Ethan Hodek and Maggy Rhein of Round Mountain are participating in a pilot program through the Arkansas Department of Agriculture in hopes of seeing hemp make a comeback for a variety of uses – none of them involve “getting high.”

Though recreational marijuana and some medicinal varieties have a high level of the psychoactive compound THC, the varieties grown by Hodek and Rhein have less than .3 percent THC, and thus qualify as hemp.

Hemp also produces cannabidiol (CBD), cannabigerol (CBG) and other sought-after compounds. Ethan says there are more than 120 known medicinal compounds in hemp.

The partners are part of the Industrial Hemp Research Pilot Program authorized by the 2014 federal Farm Bill and initiated in Arkansas in 2019. As of the 2018 Farm Bill, hemp cultivation is allowed in all 50 states, regulated by individual state laws.

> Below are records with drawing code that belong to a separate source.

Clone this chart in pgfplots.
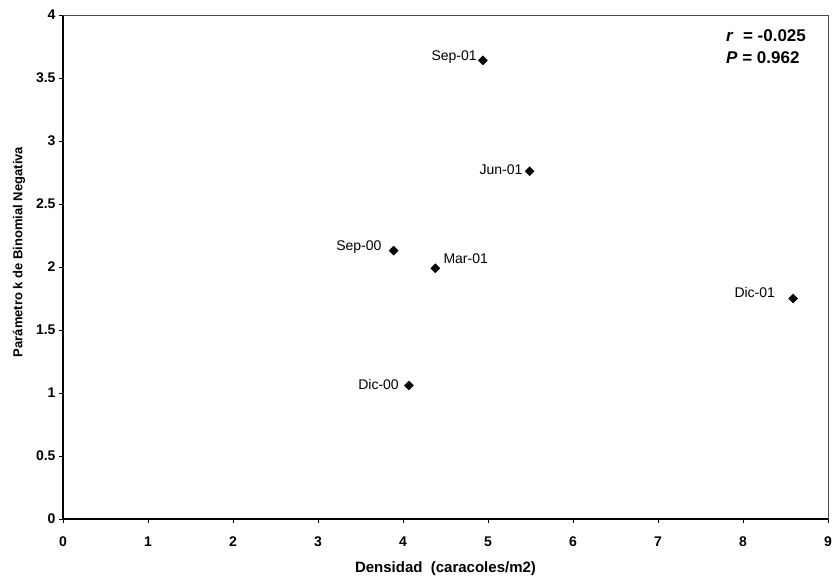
\documentclass[border=0pt]{standalone}
\usepackage{fontspec}
\setmainfont{Liberation Sans}
\usepackage{pgfplots}
\pgfplotsset{compat=1.18}
\usepackage{pgfplotstable}
\pgfplotstableread{
x y
3.89 2.13
4.07 1.06
4.38 1.99
4.94 3.64
5.49 2.76
8.59 1.75
}\datatable
\begin{document}
\begin{tikzpicture}
\begin{axis}[
  scale only axis, width=765pt, height=504pt,
  xmin=0, xmax=9, ymin=0, ymax=4,
  xtick={0,1,...,9}, ytick={0,0.5,...,4},
  axis x line*=bottom, axis y line*=left,
  axis line style={line width=1.1pt, -},
  tick align=outside, major tick length=4pt,
  tick style={black, line width=0.8pt},
  /pgf/number format/assume math mode=true,
  ticklabel style={font=\fontsize{14}{16}\selectfont\bfseries},
  xticklabel style={yshift=-10pt},
  yticklabel style={/pgf/number format/fixed},
  xlabel={Densidad\ \ (caracoles/m2)},
  ylabel={Parámetro k de Binomial Negativa},
  xlabel style={font=\fontsize{15}{17}\selectfont\bfseries, yshift=-8pt},
  ylabel style={font=\fontsize{13}{15}\selectfont\bfseries, yshift=4pt, xshift=15pt},
  clip=false,
]
\addplot[only marks, mark=square*, mark size=3.2pt,
  mark options={rotate=45, fill=black, draw=black}]
  table[x=x, y=y] {\datatable};
\begin{scope}[every node/.style={inner sep=0pt, font=\fontsize{14}{16}\selectfont}]
\node[anchor=east, xshift=-12pt, yshift=4pt] at (axis cs:3.89,2.13) {Sep-00};
\node[anchor=east, xshift=-10pt, yshift=1pt] at (axis cs:4.07,1.06) {Dic-00};
\node[anchor=west, xshift=8pt, yshift=10pt] at (axis cs:4.38,1.99) {Mar-01};
\node[anchor=east, xshift=-6pt, yshift=3pt] at (axis cs:4.94,3.64) {Sep-01};
\node[anchor=east, xshift=-7pt, yshift=2pt] at (axis cs:5.49,2.76) {Jun-01};
\node[anchor=east, xshift=-18pt, yshift=6pt] at (axis cs:8.59,1.75) {Dic-01};
\end{scope}
\draw[black!70, line width=0.6pt] (rel axis cs:0,1) -- (rel axis cs:1,1) -- (rel axis cs:1,0);
\node[anchor=west, inner sep=0pt, font=\fontsize{17}{19}\selectfont\bfseries] at (rel axis cs:0.8667,0.960) {\textit{r}\ \ = -0.025};
\node[anchor=west, inner sep=0pt, font=\fontsize{17}{19}\selectfont\bfseries] at (rel axis cs:0.8667,0.9147) {\textit{P} = 0.962};
\coordinate (sw) at (rel axis cs:0,0);
\coordinate (ne) at (rel axis cs:1,1);
\end{axis}
\pgfresetboundingbox
\path ([shift={(-63pt,-61pt)}]sw) rectangle ([shift={(4pt,15pt)}]ne);
\end{tikzpicture}
\end{document}
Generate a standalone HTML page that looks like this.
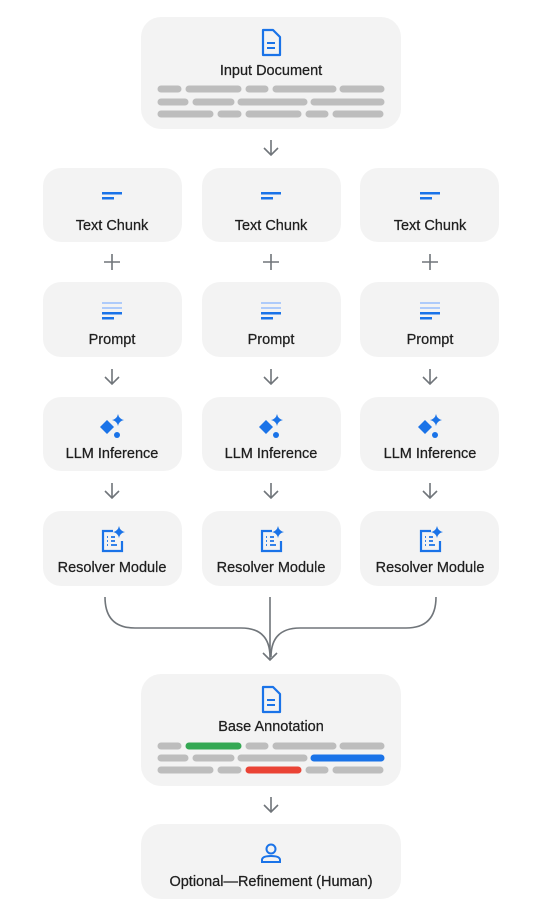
<!DOCTYPE html>
<html><head><meta charset="utf-8"><style>
html,body{margin:0;padding:0;background:#fff;width:534px;height:918px;overflow:hidden}
svg text{font-family:"Liberation Sans",sans-serif;font-size:14.5px;fill:#1f1f1f;text-anchor:middle;stroke:#1f1f1f;stroke-width:0.25px}
</style></head><body>
<svg width="534" height="918" viewBox="0 0 534 918" xmlns="http://www.w3.org/2000/svg">
<defs>
<g id="doc"><path d="M-8,-12 h10 l7,7 v18 h-17 z" fill="none" stroke="#1a73e8" stroke-width="2.2" stroke-linejoin="round"/><path d="M-4,1 h8 M-4,6 h8" stroke="#1a73e8" stroke-width="2"/></g>
<g id="arrow"><path d="M0,-8 v15 M-7,0 l7,7 l7,-7" fill="none" stroke="#70757a" stroke-width="1.6"/></g>
<g id="plus"><path d="M0,-8 v16 M-8,0 h16" stroke="#70757a" stroke-width="1.6"/></g>
<g id="chunk"><rect x="-10" y="-4" width="20" height="2.5" fill="#1a73e8"/><rect x="-10" y="1" width="12" height="2.5" fill="#1a73e8"/></g>
<g id="prompt"><rect x="-10" y="-10" width="20" height="2" fill="#aecbfa"/><rect x="-10" y="-5" width="20" height="2" fill="#aecbfa"/><rect x="-10" y="0" width="20" height="2.5" fill="#1a73e8"/><rect x="-10" y="5" width="12" height="2.5" fill="#1a73e8"/></g>
<g id="spark"><path d="M-5,-7 l7,7 l-7,7 l-7,-7 z" fill="#1a73e8"/><path d="M6,-13 q1,5 6,6 q-5,1 -6,6 q-1,-5 -6,-6 q5,-1 6,-6z" fill="#1a73e8"/><circle cx="5" cy="8" r="3" fill="#1a73e8"/></g>
<g id="resolver"><path d="M2,-9 h-10 v20 h19 v-10" fill="none" stroke="#1a73e8" stroke-width="2.2"/><path d="M-4,-3 h1 M0,-3 h4 M-4,1 h1 M0,1 h4 M-4,5 h1 M0,5 h6" stroke="#1a73e8" stroke-width="1.8"/><path d="M8,-14 q1,5 6,6 q-5,1 -6,6 q-1,-5 -6,-6 q5,-1 6,-6z" fill="#1a73e8"/></g>
</defs>
<g fill="#f3f3f3">
<rect x="141" y="17" width="260" height="112" rx="20"/>
<rect x="141" y="674" width="260" height="112" rx="20"/>
<rect x="141" y="824" width="260" height="75" rx="20"/>
</g>
<g fill="#f3f3f3">
<rect x="43" y="168" width="139" height="74" rx="18"/><rect x="202" y="168" width="139" height="74" rx="18"/><rect x="360" y="168" width="139" height="74" rx="18"/>
<rect x="43" y="282" width="139" height="75" rx="18"/><rect x="202" y="282" width="139" height="75" rx="18"/><rect x="360" y="282" width="139" height="75" rx="18"/>
<rect x="43" y="397" width="139" height="74" rx="18"/><rect x="202" y="397" width="139" height="74" rx="18"/><rect x="360" y="397" width="139" height="74" rx="18"/>
<rect x="43" y="511" width="139" height="75" rx="18"/><rect x="202" y="511" width="139" height="75" rx="18"/><rect x="360" y="511" width="139" height="75" rx="18"/>
</g>
<use href="#doc" x="271" y="42"/><text x="271" y="75">Input Document</text>
<g stroke="#bdbdbd" stroke-width="7" stroke-linecap="round">
<path d="M161,89h17M189,89h49M249,89h16M276,89h57M343,89h38"/>
<path d="M161,102h24M196,102h35M241,102h63M314,102h67"/>
<path d="M161,114h49M221,114h17M249,114h49M309,114h16M336,114h44"/>
</g>
<use href="#arrow" x="271" y="148"/>
<g>
<use href="#chunk" x="112" y="196"/><use href="#chunk" x="271" y="196"/><use href="#chunk" x="430" y="196"/>
<text x="112" y="230">Text Chunk</text><text x="271" y="230">Text Chunk</text><text x="430" y="230">Text Chunk</text>
<use href="#plus" x="112" y="262"/><use href="#plus" x="271" y="262"/><use href="#plus" x="430" y="262"/>
<use href="#prompt" x="112" y="312"/><use href="#prompt" x="271" y="312"/><use href="#prompt" x="430" y="312"/>
<text x="112" y="344">Prompt</text><text x="271" y="344">Prompt</text><text x="430" y="344">Prompt</text>
<use href="#arrow" x="112" y="377"/><use href="#arrow" x="271" y="377"/><use href="#arrow" x="430" y="377"/>
<use href="#spark" x="112" y="427"/><use href="#spark" x="271" y="427"/><use href="#spark" x="430" y="427"/>
<text x="112" y="458">LLM Inference</text><text x="271" y="458">LLM Inference</text><text x="430" y="458">LLM Inference</text>
<use href="#arrow" x="112" y="491"/><use href="#arrow" x="271" y="491"/><use href="#arrow" x="430" y="491"/>
<use href="#resolver" x="111" y="540"/><use href="#resolver" x="270" y="540"/><use href="#resolver" x="429" y="540"/>
<text x="112" y="572">Resolver Module</text><text x="271" y="572">Resolver Module</text><text x="430" y="572">Resolver Module</text>
</g>
<g fill="none" stroke="#70757a" stroke-width="1.6">
<path d="M105,597 q0,31 30,31 h106 q29,0 29,29 M436,597 q0,31 -30,31 h-106 q-29,0 -29,29 M270,597 v63"/>
<path d="M263,653 l7,7 l7,-7"/>
</g>
<use href="#doc" x="271" y="699"/><text x="271" y="731">Base Annotation</text>
<g stroke="#bdbdbd" stroke-width="7" stroke-linecap="round">
<path d="M161,746h17M249,746h16M276,746h57M343,746h38"/>
<path d="M161,758h24M196,758h35M241,758h63"/>
<path d="M161,770h49M221,770h17M309,770h16M336,770h44"/>
</g>
<path d="M189,746h49" stroke="#34a853" stroke-width="7" stroke-linecap="round"/>
<path d="M314,758h67" stroke="#1a73e8" stroke-width="7" stroke-linecap="round"/>
<path d="M249,770h49" stroke="#ea4335" stroke-width="7" stroke-linecap="round"/>
<use href="#arrow" x="271" y="805"/>
<g fill="none" stroke="#1a73e8" stroke-width="2"><circle cx="271" cy="849" r="4.5"/><path d="M262,862 v-2 q0,-4 9,-4 q9,0 9,4 v2 z"/></g>
<text x="271" y="886">Optional—Refinement (Human)</text>
</svg>
</body></html>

“Basically,” Ethan says, “since 2018, CBD and all these hemp compounds have been completely federally legal in all 50 states.”

To help illustrate the difference between hemp and marijuana, they use tomatoes as an analogy, saying a person can grow a large tomato suitable for slicing, or use different seeds to grow a small cherry tomato.

Maggy explains: “They’re both tomatoes, the plants look very similar as they’re growing, they smell the same, but the fruit/product that you’re gonna harvest at the end serves a different purpose.”
Research has produced specific genetic varieties with high CBD or high CBG in the flowers, which is the focus of plants grown for medicinal purposes. Other varieties may grow 20 feet tall and be used for fiber.

It is all cannabis sativa. Legally, Ethan explains, cannabis sativa producing less than .3 percent THC is hemp, and cannabis sativa producing more than .3 percent THC is marijuana.

“Genetics are so much different,” Ethan says. “What somebody is growing in their warehouse under lights for the medical marijuana program is a completely different seed and plant genetic lineage than the cannabis we’re growing out here in the organic soil under the sun that’s producing high CBD instead of high THC.”

Maggy says they work with different varieties obtained from reputable sources so that when they obtain seeds, they can trust them to be what is expected. State inspectors visit the farm and take random samples during growing season, and the samples are tested at the state lab before approval is given to harvest.

“They literally come and test each variety that we have,” Ethan says.